As a professor of economics at the UWI, Howard has himself noted a decline in language competence both in the spoken and written forms. He noted that some of his university students “refused” to contribute to class discussions or ask questions because they were afraid to speak standard English. Presumably, this applies to tutorial classes where students are required to speak up and express their points of view. Language communication is vital to the educational process at all levels, from nursery to post-doctoral. Increasingly, students at all levels are prone to retreat into the dialect to articulate their opinions. Many do not know or understand the appropriateness of language use. In some cases, they seem not to care. A student who passed CXC English Language in fourth form remonstrated when he was told to repeat the subject in the fifth year. As far as he was concerned, “I passed dat a’ready.”

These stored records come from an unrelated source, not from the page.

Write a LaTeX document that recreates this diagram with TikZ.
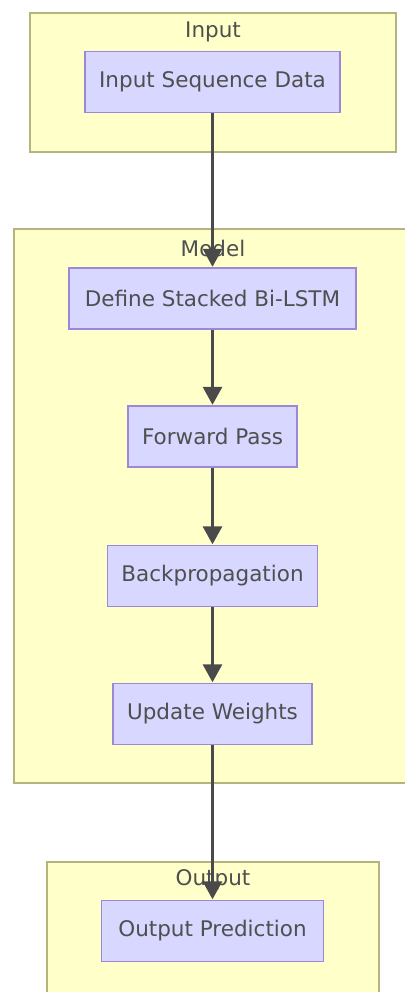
\documentclass[tikz,border=0pt]{standalone}
\usepackage{fontspec}
\setmainfont{DejaVu Sans}
\usetikzlibrary{arrows.meta}
\definecolor{clusterfill}{HTML}{FFFFCA}
\definecolor{clusterline}{HTML}{B4B47C}
\definecolor{nodefill}{HTML}{D7D7FF}
\definecolor{nodeline}{HTML}{9C88D8}
\definecolor{inkgray}{HTML}{4A4A4A}
\definecolor{textgray}{HTML}{4F4F4F}
\tikzset{
  cluster/.style={fill=clusterfill, draw=clusterline, line width=1.6pt},
  ctitle/.style={text=textgray, font=\fontsize{21.5}{23}\selectfont, inner sep=0pt},
  stepbox/.style={rectangle, fill=nodefill, draw=nodeline, line width=1.4pt,
    text=textgray, font=\fontsize{21.5}{23}\selectfont, minimum height=61pt, inner sep=0pt},
  flow/.style={draw=inkgray, line width=3pt,
    -{Triangle[length=18pt,width=19pt]}, shorten >=0.5pt},
}
\begin{document}
\begin{tikzpicture}[x=1pt, y=-1pt]
\useasboundingbox (0,0) rectangle (404,992);
% subgraph frames
\path[cluster] (30,13) rectangle (396,152);
\path[cluster] (14,229) rectangle (408,783);
\path[cluster] (47,862) rectangle (379,998);
% subgraph titles
\node[ctitle] (tin) at (213,32) {Input};
\node[ctitle] (tmodel) at (213,248) {Model};
\node[ctitle] (tout) at (213,880) {Output};
% steps
\node[stepbox, minimum width=255pt] (data) at (212.5,82) {Input Sequence Data};
\node[stepbox, minimum width=287pt] (define) at (212.5,298.5) {Define Stacked Bi-LSTM};
\node[stepbox, minimum width=169pt] (fwd) at (212.5,436.5) {Forward Pass};
\node[stepbox, minimum width=210pt] (back) at (212.5,576) {Backpropagation};
\node[stepbox, minimum width=199pt] (upd) at (212.5,714) {Update Weights};
\node[stepbox, minimum width=222pt] (pred) at (212.5,931) {Output Prediction};
% connectors
\draw[flow] (data) -- (define);
\draw[flow] (define) -- (fwd);
\draw[flow] (fwd) -- (back);
\draw[flow] (back) -- (upd);
\draw[flow] (upd) -- (pred);
\end{tikzpicture}
\end{document}
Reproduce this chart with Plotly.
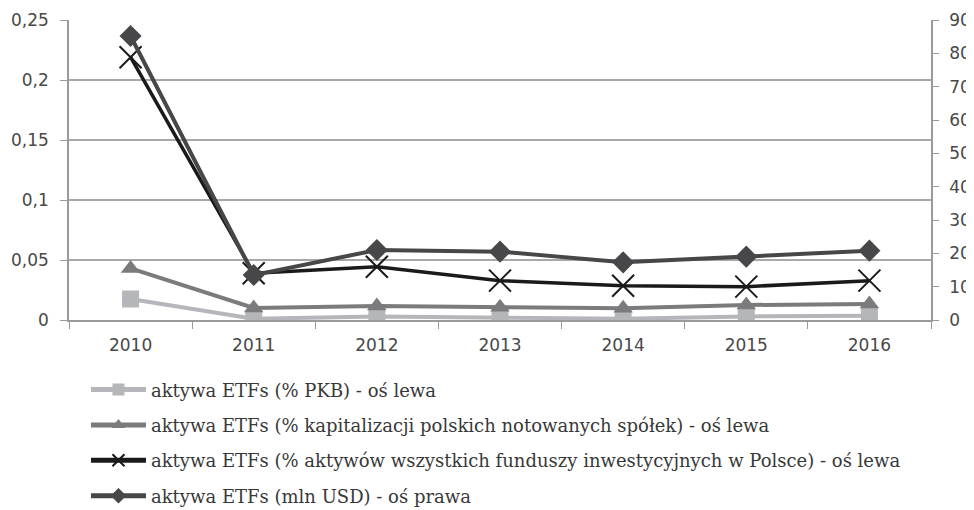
import plotly.graph_objects as go

years = ["2010", "2011", "2012", "2013", "2014", "2015", "2016"]
pkb = [0.0175, 0.001, 0.003, 0.002, 0.001, 0.003, 0.0036]
kapitalizacja = [0.043, 0.010, 0.0117, 0.0106, 0.0097, 0.0125, 0.0133]
aktywa_fund = [0.219, 0.039, 0.0444, 0.0328, 0.0286, 0.0278, 0.0328]
mln_usd = [85.2, 13.5, 21.0, 20.5, 17.3, 19.0, 20.8]

names = [
    "aktywa ETFs (% PKB) - oś lewa",
    "aktywa ETFs (% kapitalizacji polskich notowanych spółek) - oś lewa",
    "aktywa ETFs (% aktywów wszystkich funduszy inwestycyjnych w Polsce) - oś lewa",
    "aktywa ETFs (mln USD) - oś prawa",
]

fig = go.Figure()
fig.add_trace(go.Scatter(x=years, y=pkb, name=names[0], mode="lines+markers",
                         line=dict(color="#b5b6b9", width=4),
                         marker=dict(symbol="square", size=17, color="#b5b6b9"),
                         legendgroup="a"))
fig.add_trace(go.Scatter(x=years, y=kapitalizacja, name=names[1], mode="lines+markers",
                         line=dict(color="#7b7b7e", width=4),
                         marker=dict(symbol="triangle-up", size=17, color="#7b7b7e"),
                         legendgroup="b"))
fig.add_trace(go.Scatter(x=years, y=aktywa_fund, name=names[2], mode="lines+markers",
                         line=dict(color="#1a1a1a", width=3.5),
                         marker=dict(symbol="x-thin-open", size=22,
                                     line=dict(color="#1a1a1a", width=2)),
                         legendgroup="c"))
fig.add_trace(go.Scatter(x=years, y=mln_usd, name=names[3], mode="lines+markers",
                         line=dict(color="#47474a", width=4),
                         marker=dict(symbol="diamond", size=17, color="#47474a"),
                         yaxis="y2", legendgroup="d"))

axis_font = dict(family="DejaVu Sans", size=17, color="#484848")
fig.update_layout(
    width=966, height=502,
    margin=dict(l=61, r=43, t=12, b=190, autoexpand=False),
    paper_bgcolor="white", plot_bgcolor="white",
    separators=", ",
    showlegend=True,
    legend=dict(x=0.0197, y=-0.171, xanchor="left", yanchor="top",
                orientation="v", tracegroupgap=9, itemwidth=55,
                itemsizing="constant",
                font=dict(family="DejaVu Serif", size=18, color="#383838"),
                bgcolor="rgba(0,0,0,0)"),
    xaxis=dict(type="category", range=[-0.5, 6.5], showline=True,
               linecolor="#9a9a9a", linewidth=1.5, ticks="outside",
               tickson="boundaries", ticklen=7, tickcolor="#9a9a9a",
               ticklabelstandoff=9, automargin=False, tickangle=0,
               showgrid=False, tickfont=axis_font, zeroline=False),
    yaxis=dict(range=[0, 0.25], dtick=0.05, showline=True, linecolor="#9a9a9a",
               linewidth=1.5, ticks="outside", ticklen=7, tickcolor="#9a9a9a",
               ticklabelstandoff=8, automargin=False,
               showgrid=True, gridcolor="#a8a8a8", gridwidth=1.5,
               zeroline=False, tickfont=axis_font),
    yaxis2=dict(range=[0, 90], dtick=10, overlaying="y", side="right",
                showline=True, linecolor="#9a9a9a", linewidth=1.5,
                ticks="outside", ticklen=6, tickcolor="#9a9a9a",
                ticklabelstandoff=7, automargin=False,
                showgrid=False, zeroline=False, tickfont=axis_font),
)

fig.write_html("out.html")
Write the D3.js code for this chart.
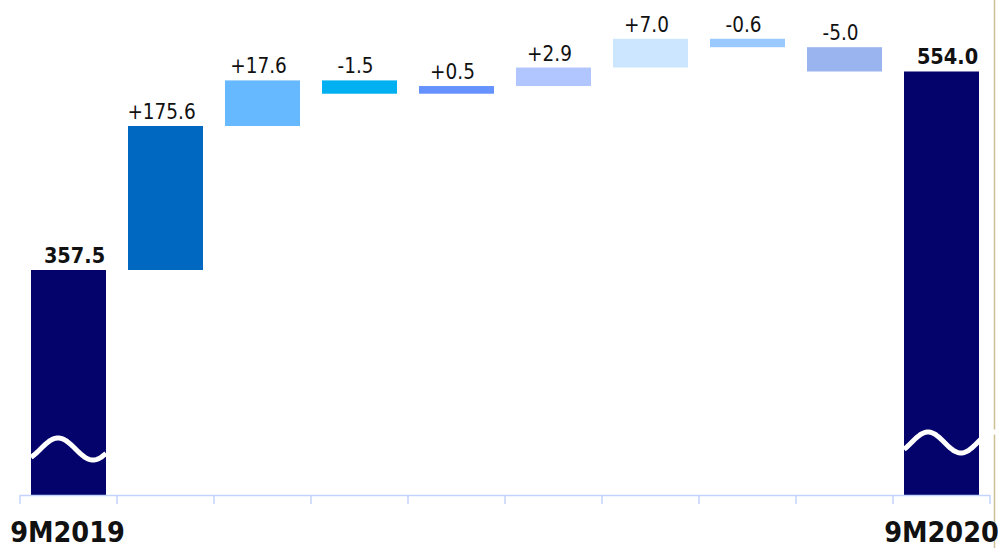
<!DOCTYPE html>
<html>
<head>
<meta charset="utf-8">
<script src="https://cdn.jsdelivr.net/npm/d3@7/dist/d3.min.js"></script>
<style>
  html, body { margin: 0; padding: 0; background: #ffffff; }
  svg { display: block; }
</style>
</head>
<body>
<svg id="chart" width="998" height="548"></svg>
<script>
// Bridge from 9M2019 to 9M2020
const categories = ["9M2019", "", "", "", "", "", "", "", "", "9M2020"];
const startTotal = 357.5;
const deltas = [175.6, 17.6, -1.5, 0.5, 2.9, 7.0, -0.6, -5.0];
const endTotal = 554.0;
const stepColors = ["#0068c0", "#66b9ff", "#00b0f0", "#6692ff", "#b1c5ff", "#cce6ff", "#99c9ff", "#99b4ee"];
const totalColor = "#03036b";

const W = 998, H = 548;
const baseY = 495;
const svg = d3.select("#chart");
const fmt = v => v.toFixed(1);

const x = d3.scaleBand()
  .domain(d3.range(categories.length))
  .range([20, 990])
  .paddingInner(0.227)
  .paddingOuter(0.1135);

// Broken axis: the totals sit on a compressed lower segment,
// the steps above it are sized on a square-root scale of their magnitude.
const yBase = d3.scaleLinear().domain([0, startTotal]).range([baseY, 270]);
const stepH = d3.scaleSqrt()
  .domain([0, d3.max(deltas, d => Math.abs(d))])
  .range([0, 144]);

// Build waterfall rows
const rows = [];
let level = yBase(startTotal);
rows.push({ i: 0, top: level, bottom: baseY, color: totalColor, label: fmt(startTotal), total: true });
deltas.forEach((d, k) => {
  const h = stepH(Math.abs(d));
  const next = d >= 0 ? level - h : level + h;
  rows.push({
    i: k + 1,
    top: Math.min(level, next),
    bottom: Math.max(level, next),
    color: stepColors[k],
    label: (d >= 0 ? "+" : "-") + fmt(Math.abs(d)),
    total: false
  });
  level = next;
});
rows.push({ i: categories.length - 1, top: level, bottom: baseY, color: totalColor, label: fmt(endTotal), total: true });

// Right frame line
svg.append("line")
  .attr("x1", 994.5).attr("x2", 994.5)
  .attr("y1", 0).attr("y2", H)
  .attr("stroke", "#cdbf97").attr("stroke-width", 1.5);

// Bars
svg.append("g").selectAll("rect")
  .data(rows)
  .join("rect")
  .attr("x", d => x(d.i))
  .attr("width", x.bandwidth())
  .attr("y", d => d.top)
  .attr("height", d => d.bottom - d.top)
  .attr("fill", d => d.color);

// Break marks on the total bars
function wave(x0, x1, cy, amp, period, peakX) {
  const pts = d3.range(x0, x1 + 0.5, 1).map(px => [px, cy - amp * Math.sin(2 * Math.PI * (px - peakX) / period + Math.PI / 2)]);
  return d3.line()(pts);
}
const b0 = x(0), bN = x(categories.length - 1);
svg.append("path")
  .attr("d", wave(b0, b0 + x.bandwidth(), baseY - 46, 11, 70, b0 + 27))
  .attr("fill", "none").attr("stroke", "#ffffff").attr("stroke-width", 5);
svg.append("path")
  .attr("d", wave(bN, W, baseY - 52.5, 10.5, 66, bN + 24))
  .attr("fill", "none").attr("stroke", "#ffffff").attr("stroke-width", 5);

// Category axis
const axisColor = "#c3d3fb";
const axis = svg.append("g");
axis.append("line")
  .attr("x1", 20).attr("x2", 990)
  .attr("y1", baseY + 0.5).attr("y2", baseY + 0.5)
  .attr("stroke", axisColor).attr("stroke-width", 1.5);
const bounds = d3.range(categories.length + 1).map(k => 20 + k * x.step());
axis.selectAll("line.tick")
  .data(bounds)
  .join("line")
  .attr("class", "tick")
  .attr("x1", d => d).attr("x2", d => d)
  .attr("y1", baseY).attr("y2", baseY + 9)
  .attr("stroke", axisColor).attr("stroke-width", 1.5);

axis.selectAll("text")
  .data(categories.map((c, i) => ({ c, i })).filter(d => d.c))
  .join("text")
  .attr("x", d => x(d.i) + x.bandwidth() / 2 + (d.i === 0 ? -1 : 0))
  .attr("y", 542)
  .attr("text-anchor", "middle")
  .attr("font-family", "'DejaVu Sans Condensed', 'DejaVu Sans', sans-serif")
  .attr("font-weight", "bold")
  .attr("font-size", 28.5)
  .attr("fill", "#111111")
  .text(d => d.c);

// Value labels
svg.append("g").selectAll("text")
  .data(rows)
  .join("text")
  .attr("x", d => x(d.i) + x.bandwidth() / 2 + (d.total ? 6 : -4))
  .attr("y", d => d.top - 7)
  .attr("text-anchor", "middle")
  .attr("font-family", "'DejaVu Sans Condensed', 'DejaVu Sans', sans-serif")
  .attr("font-weight", d => d.total ? "bold" : "normal")
  .attr("font-size", d => d.total ? 21.5 : 20.5)
  .attr("fill", "#111111")
  .text(d => d.label);
</script>
</body>
</html>
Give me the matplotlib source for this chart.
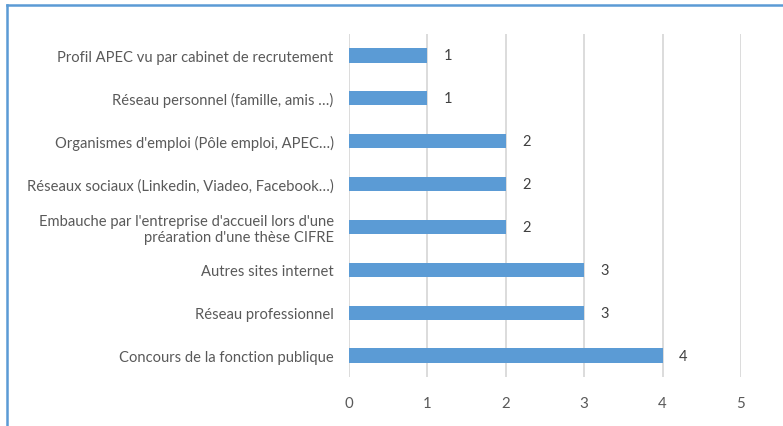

There are three factors that are influencing current trends. The first is that much of education has lost its soul. Students no longer value education for its intrinsic value because, like so much in the culture, it has become transactional. One is forever making the point that formal schooling functions within the context of a culture. A Ms Kelly from Champlain, Illinois called Down to Brass Tacks on Monday. A teacher of chemistry, she complained about the work ethic of her students. She noted that her students, generally speaking, want less work, more time to do that work and higher grades for increasingly modest performance. Any criticism of submitted work is seen as the teacher’s dislike of the particular student.

The attitude to language competence is one that became obvious in my last years as a teacher. I returned a piece of work on which I had to make a number of corrections. On receiving the essay, the female student quite loudly and quite crudely asked: “What is all these red marks on my paper?” The truth was that the spelling was poor, the sentence structure or syntax was weak and the thought process was imprecise and non-sequential. I once had to tell a class that they thought that they could write anything that passed as English. They realised that one could not add two plus two and reach five, but that it didn’t matter in the use of English. The teacher was expected to guess their meaning. I was aware that many in that generation were losing the feeling for language and the desire to write and speak well.

That brings me to the second point about literacy. Declining literacy standards are a consequence of the move from the book culture to a visual culture that has eroded the efficacy of the written word. Attention spans have also diminished, not only in children but in adults as well. The TV screen, the cell phone and the tablet have replaced the written text. A vast entertainment popular culture has tended to erode the gravitas of disciplined learning.

Thirdly, decades ago, we moved away from teaching grammar in schools and a whole generation of teachers and students have only a fleeting acquaintance with the rules of English grammar as teacher John Goddard used to instruct his pupils. A young moderator on Down to Brass Tacks, when he first took to moderating the programme, it was clear that he had no knowledge of the past participle of any verb. I observed that he should be supplied with a copy of Nesfield’s English Grammar if it still exists. In the meantime, we have exalted the Bajan dialect to the sanctity of a creed. My former teacher and esteemed Barbadian poet Edward ‘Kamau’ Brathwaite consecrated it with the imprimatur of a ‘Nation Language’. Nothing wrong with that; it has its usages. If I am writing the great Barbadian novel, I can’t have my working-class protagonists speaking with an Oxbridge style and accent. Verisimilitude is required, but Professor Howard’s point still holds.